Dutch competitor Randstad last month reported quite similar results with the firm also saying revenue decline was starting to ease in the quarter. ManpowerGroup, the third-largest staffing firm in the world, also saw first quarter revenues slip with the company expecting slight improvements this year. Compared to its closest peers, Adecco has been underperforming in the important French market and also clearly lost considerable ground in Japan.
Europe still difficult in Q1
In the firm’s largest single market, France, revenues totalled €1.1 billion, down -17% (or -15% adjusted for trading days) compared to the previous year. The firm said the gap to the market narrowed despite a -24% decline in permanent placement revenues.
In the UK & Ireland, revenues were flat at constant currency (+4% in constant currency and adjusted for trading days) and reached €456 million. Permanent placement revenues fell -26% in constant currency.
In Germany & Austria, revenues declined -8% organically (-4% organically and adjusted for trading days) to €373 million. The recruiter blamed this on the timing of bank holidays and generally lower demand. In Switzerland revenues fell -9% in constant currency (-5% in constant currency and adjusted for trading days).
Revenues in Italy declined -6% (-4% adjusted for trading days) while in the Benelux countries, revenues fell -9% (-6% adjusted for trading days). The company suggested that revenue development was below the market in the Netherlands, but ahead of the market in Belgium.
In the Nordics, revenue dropped -6% in constant currency (-1% in constant currency and adjusted for trading days) with the firm noting declines in Sweden and Norway. In Iberia, revenues fell by -9% (-5% adjusted for trading days), as economic conditions in the region remained difficult.

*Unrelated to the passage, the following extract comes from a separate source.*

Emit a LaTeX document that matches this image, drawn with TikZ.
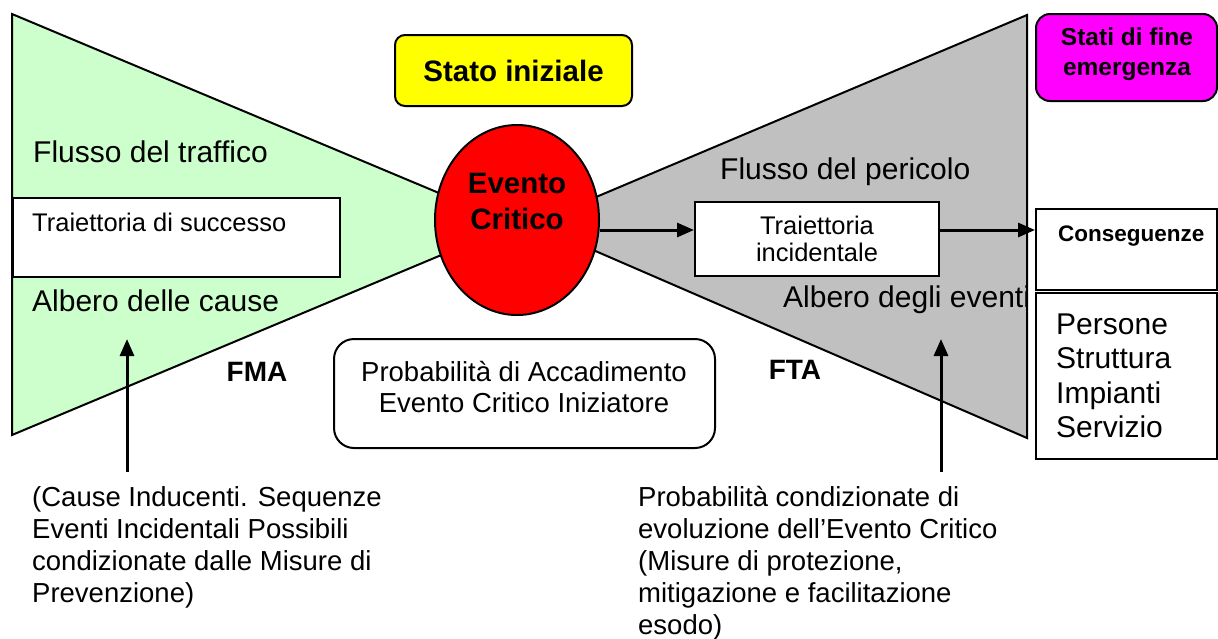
\documentclass[tikz,border=0pt]{standalone}
\usepackage{fontspec}
\setmainfont{Liberation Sans}
\usetikzlibrary{arrows.meta,shapes.geometric}
\definecolor{lgreen}{HTML}{CCFFCC}
\definecolor{lgray}{HTML}{C0C0C0}
\definecolor{myyellow}{HTML}{FFFF00}
\definecolor{mymag}{HTML}{FF00FF}
\definecolor{myred}{HTML}{FF0000}
\begin{document}
\begin{tikzpicture}[x=1pt,y=-1pt,
  outl/.style={draw=black,line width=2pt},
  arr/.style={line width=3pt,-{Triangle[length=17pt,width=14pt]}},
  box/.style={draw=black,line width=2pt,fill=white,inner sep=0pt},
  fbig/.style={font=\fontsize{30}{34.5}\selectfont,inner sep=0pt},
  fmid/.style={font=\fontsize{27.5}{32}\selectfont,inner sep=0pt},
  fsmall/.style={font=\fontsize{25.5}{27}\selectfont,inner sep=0pt},
  fbold/.style={font=\bfseries\fontsize{29.5}{36}\selectfont,inner sep=0pt},
  fboldsm/.style={font=\bfseries\fontsize{24.5}{30}\selectfont,inner sep=0pt}
]
\useasboundingbox (0,0) rectangle (1218,638);
\fill[white] (0,0) rectangle (1218,638);

% bow-tie wings
\path[outl,fill=lgreen] (12,14) -- (470,206) -- (470,243) -- (12,435) -- cycle;
\path[outl,fill=lgray] (1027,15) -- (1027,438) -- (570,240) -- (570,208) -- cycle;

% critical event
\node[ellipse,fill=myred,draw=black,line width=2pt,minimum width=164pt,minimum height=190pt,inner sep=0pt] (ev) at (517,220) {};
\node[fbold,align=center] (evt) at (517,201) {Evento\\Critico};

% top boxes
\node[box,fill=myyellow,rounded corners=10pt,minimum width=237pt,minimum height=71pt,fbold] (si) at (513.5,70.5) {Stato iniziale};
\node[box,fill=mymag,rounded corners=14pt,minimum width=181pt,minimum height=87pt] (sf) at (1126.5,57.5) {};
\node[fboldsm,align=center] (sft) at (1127,54) {Stati di fine\\emergenza};

% left side texts
\node[fbig,anchor=west] (ft) at (33,152) {Flusso del traffico};
\node[box,minimum width=327pt,minimum height=79pt,anchor=north west] (succ) at (12,197) {};
\node[fsmall,anchor=west] (succt) at (32,222) {Traiettoria di successo};
\node[fbig,anchor=west] (ac) at (32,301) {Albero delle cause};
\node[fbold,font=\bfseries\fontsize{28}{32}\selectfont] (fma) at (257,372) {FMA};

% right side texts
\node[fbig,anchor=west] (fp) at (720,172) {Flusso del pericolo};
\node[box,minimum width=244pt,minimum height=74pt,fsmall,align=center] (inc) at (817,239) {Traiettoria\\incidentale};
\node[fbig,anchor=west] (ae) at (783,300) {Albero degli eventi};
\node[fbold,font=\bfseries\fontsize{28}{32}\selectfont] (fta) at (795,370) {FTA};

% consequences
\node[box,minimum width=181pt,minimum height=81pt] (cons) at (1126.5,249.5) {};
\node[font=\bfseries\fontsize{22.5}{24}\selectfont,inner sep=0pt,anchor=west] (const) at (1058,236) {Conseguenze};
\node[box,minimum width=181pt,minimum height=166pt] (pers) at (1126.5,376) {};
\node[fbig,align=left,anchor=west] (perst) at (1056,376) {Persone\\Struttura\\Impianti\\Servizio};

% probability box
\node[box,rounded corners=20pt,minimum width=381pt,minimum height=109pt] (prob) at (524.5,393.5) {};
\node[fmid,align=center] (probt) at (524,387) {Probabilità di Accadimento\\Evento Critico Iniziatore};

% bottom texts
\node[fmid,align=left,anchor=north west] (causes) at (32,486) {(Cause Inducenti. Sequenze\\Eventi Incidentali Possibili\\condizionate dalle Misure di\\Prevenzione)};
\node[fmid,align=left,anchor=north west] (cond) at (638,486) {Probabilità condizionate di\\evoluzione dell’Evento Critico\\(Misure di protezione,\\mitigazione e facilitazione\\esodo)};

% arrows
\draw[arr] ([yshift=-10pt]ev.east) -- ([yshift=9pt]inc.west);
\draw[arr] ([yshift=9pt]inc.east) -- ([yshift=19.5pt]cons.west);
\coordinate (la0) at (127,472);
\coordinate (la1) at (127,339);
\draw[arr] (la0) -- (la1);
\coordinate (ra0) at (941,472);
\coordinate (ra1) at (941,339);
\draw[arr] (ra0) -- (ra1);
\end{tikzpicture}
\end{document}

Markets outside Europe showed mixed results. In North America, revenues increased +2% organically (+4% organically and adjusted for trading days) to €888 million. But in Japan, revenues were down a sharp -21% in constant currency (-15% in constant currency and adjusted for trading days) to €292 million. The company attributed the weak performance to the completion of several outsourcing projects during 2012.
In Australia & New Zealand, revenues were down -11% in constant currency (-8% in constant currency and adjusted for trading days) to €117 million. In Emerging Markets, revenue grew +4% in constant currency (+8% in constant currency and adjusted for trading days) to €449 million, mainly driven by Latin America.
Demand for staff remains weak, MSP and VMS grows
In the quarter, the firm saw revenue decline in its largest business segments. The General Staffing business (Office & Industrial) reported a -9% fall in revenue at constant currency to €3.4 billion. Revenues in the Industrial business were down -10% in constant currency with weaker performances seen in France, Italy, Germany and Austria.
Professional Staffing revenues fell -4% in constant currency (-2% organically) with North America reporting growth and France posting a further decline. In Information Technology, revenues were down -7% in constant currency (-2% organically).
Revenue in the firm’s Engineering & Technical business was down -1% in constant currency despite revenue in this segment growing by +10% in France. In Finance & Legal , revenues dropped -2% in constant currency.
The Medical & Science business posted a -4% revenue fall at constant currency while Adecco’s Solutions business posted growth of +5% in constant currency, driven by MSP (Managed Service Programmes) and VMS (Vendor Management System).
In early trading, given the suggestion of a bottoming market, investors were inspired enough to raise the company’s share price by over +1% to CHF 51.30. Based on this stock price, the firm has a market value of €7.8 billion (CHF 9.6 billion).